Charts and diagrams as code:

- - - - -

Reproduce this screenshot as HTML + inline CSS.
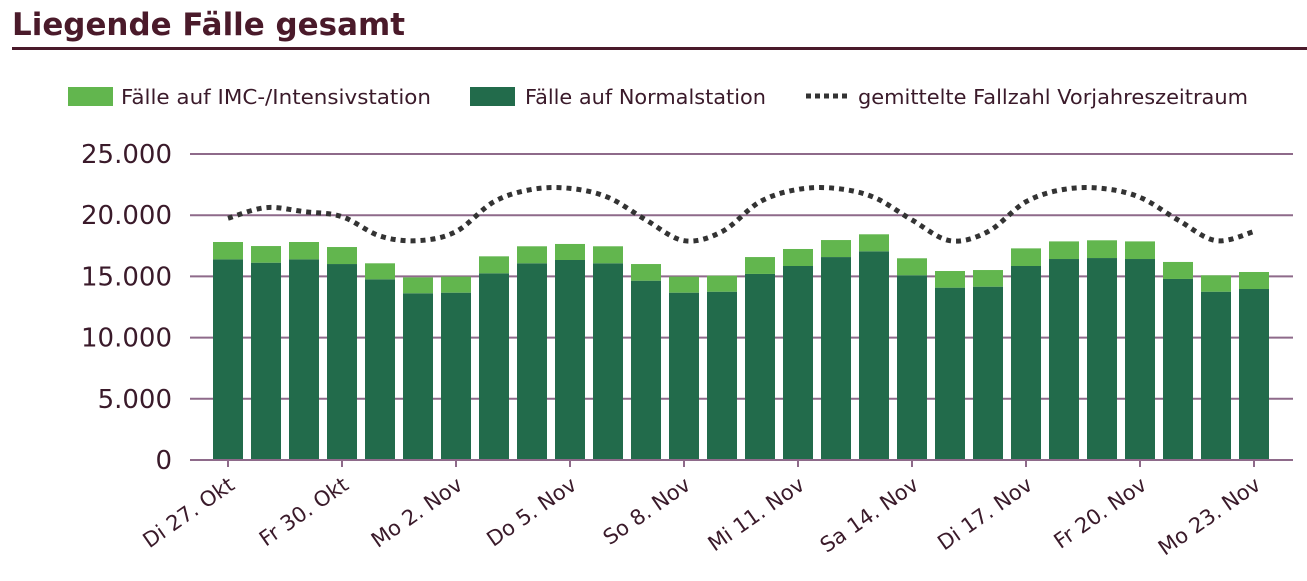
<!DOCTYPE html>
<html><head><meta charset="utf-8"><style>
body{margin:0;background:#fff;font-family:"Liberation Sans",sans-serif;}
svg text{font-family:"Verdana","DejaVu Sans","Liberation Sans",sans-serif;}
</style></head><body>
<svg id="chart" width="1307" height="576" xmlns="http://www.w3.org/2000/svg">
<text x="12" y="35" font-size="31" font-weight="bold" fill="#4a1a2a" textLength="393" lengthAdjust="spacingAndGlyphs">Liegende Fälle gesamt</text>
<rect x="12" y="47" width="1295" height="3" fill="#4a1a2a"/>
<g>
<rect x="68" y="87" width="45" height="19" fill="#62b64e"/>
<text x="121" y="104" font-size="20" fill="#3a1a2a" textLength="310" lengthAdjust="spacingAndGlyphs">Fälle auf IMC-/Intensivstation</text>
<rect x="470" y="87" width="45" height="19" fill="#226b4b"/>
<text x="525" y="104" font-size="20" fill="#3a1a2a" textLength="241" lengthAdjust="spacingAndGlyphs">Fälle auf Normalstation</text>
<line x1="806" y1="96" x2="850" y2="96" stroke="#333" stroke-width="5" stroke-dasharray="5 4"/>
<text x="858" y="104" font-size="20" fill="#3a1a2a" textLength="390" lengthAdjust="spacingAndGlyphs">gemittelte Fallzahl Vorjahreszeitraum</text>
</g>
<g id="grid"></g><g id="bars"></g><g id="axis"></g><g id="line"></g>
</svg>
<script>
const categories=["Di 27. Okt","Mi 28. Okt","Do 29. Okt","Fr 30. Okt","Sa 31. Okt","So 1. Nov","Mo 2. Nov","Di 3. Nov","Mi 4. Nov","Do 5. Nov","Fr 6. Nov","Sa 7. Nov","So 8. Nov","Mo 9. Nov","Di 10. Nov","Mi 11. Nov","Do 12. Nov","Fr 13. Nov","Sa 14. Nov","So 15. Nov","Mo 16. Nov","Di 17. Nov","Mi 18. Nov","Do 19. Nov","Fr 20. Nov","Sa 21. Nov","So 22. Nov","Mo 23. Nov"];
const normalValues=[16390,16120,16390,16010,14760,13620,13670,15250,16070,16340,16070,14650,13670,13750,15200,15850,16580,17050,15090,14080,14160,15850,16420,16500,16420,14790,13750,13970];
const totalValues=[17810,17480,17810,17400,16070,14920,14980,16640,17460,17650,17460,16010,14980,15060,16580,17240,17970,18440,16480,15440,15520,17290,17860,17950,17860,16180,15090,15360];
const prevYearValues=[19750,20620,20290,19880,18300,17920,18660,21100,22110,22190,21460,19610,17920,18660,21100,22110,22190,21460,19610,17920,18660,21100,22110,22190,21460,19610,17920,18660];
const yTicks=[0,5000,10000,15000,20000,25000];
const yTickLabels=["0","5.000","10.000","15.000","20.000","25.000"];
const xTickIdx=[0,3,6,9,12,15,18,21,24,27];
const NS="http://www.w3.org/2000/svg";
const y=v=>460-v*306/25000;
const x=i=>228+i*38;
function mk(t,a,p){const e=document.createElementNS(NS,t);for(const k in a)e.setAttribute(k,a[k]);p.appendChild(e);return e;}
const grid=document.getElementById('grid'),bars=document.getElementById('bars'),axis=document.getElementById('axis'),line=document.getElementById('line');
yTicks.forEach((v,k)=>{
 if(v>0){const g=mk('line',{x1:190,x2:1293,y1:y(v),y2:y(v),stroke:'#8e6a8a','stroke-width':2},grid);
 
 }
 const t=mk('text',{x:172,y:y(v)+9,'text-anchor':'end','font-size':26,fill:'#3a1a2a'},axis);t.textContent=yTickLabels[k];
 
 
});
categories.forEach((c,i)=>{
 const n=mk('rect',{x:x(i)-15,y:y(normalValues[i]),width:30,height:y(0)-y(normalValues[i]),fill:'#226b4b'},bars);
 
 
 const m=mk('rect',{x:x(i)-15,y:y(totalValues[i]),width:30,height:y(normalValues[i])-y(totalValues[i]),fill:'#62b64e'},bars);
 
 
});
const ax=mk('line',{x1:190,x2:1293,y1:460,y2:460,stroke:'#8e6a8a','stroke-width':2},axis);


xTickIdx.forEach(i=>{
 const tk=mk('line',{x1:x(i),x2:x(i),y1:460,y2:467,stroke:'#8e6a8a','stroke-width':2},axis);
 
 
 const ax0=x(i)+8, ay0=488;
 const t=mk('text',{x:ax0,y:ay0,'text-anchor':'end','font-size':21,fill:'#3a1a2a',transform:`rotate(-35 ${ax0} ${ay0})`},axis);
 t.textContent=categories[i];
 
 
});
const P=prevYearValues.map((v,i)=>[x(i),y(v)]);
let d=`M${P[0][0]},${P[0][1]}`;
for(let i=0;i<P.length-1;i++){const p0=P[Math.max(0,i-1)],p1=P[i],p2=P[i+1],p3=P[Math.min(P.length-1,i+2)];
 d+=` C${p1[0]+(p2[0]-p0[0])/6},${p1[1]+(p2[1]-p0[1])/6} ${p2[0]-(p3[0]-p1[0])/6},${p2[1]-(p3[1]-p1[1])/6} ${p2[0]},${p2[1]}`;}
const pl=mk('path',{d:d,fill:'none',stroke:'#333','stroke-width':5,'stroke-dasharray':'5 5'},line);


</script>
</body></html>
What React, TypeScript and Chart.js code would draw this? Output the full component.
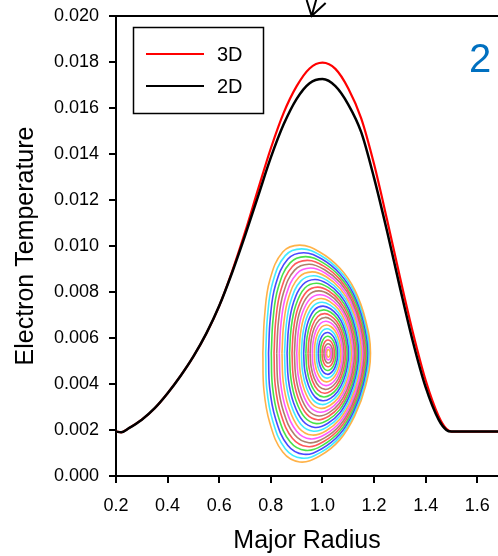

- - - - -

Show every line from the entries above in which "this" appears.

_Exercise output_
Reproduce this screenshot as HTML + inline CSS.
What React, TypeScript and Chart.js code would draw this? Output the full component.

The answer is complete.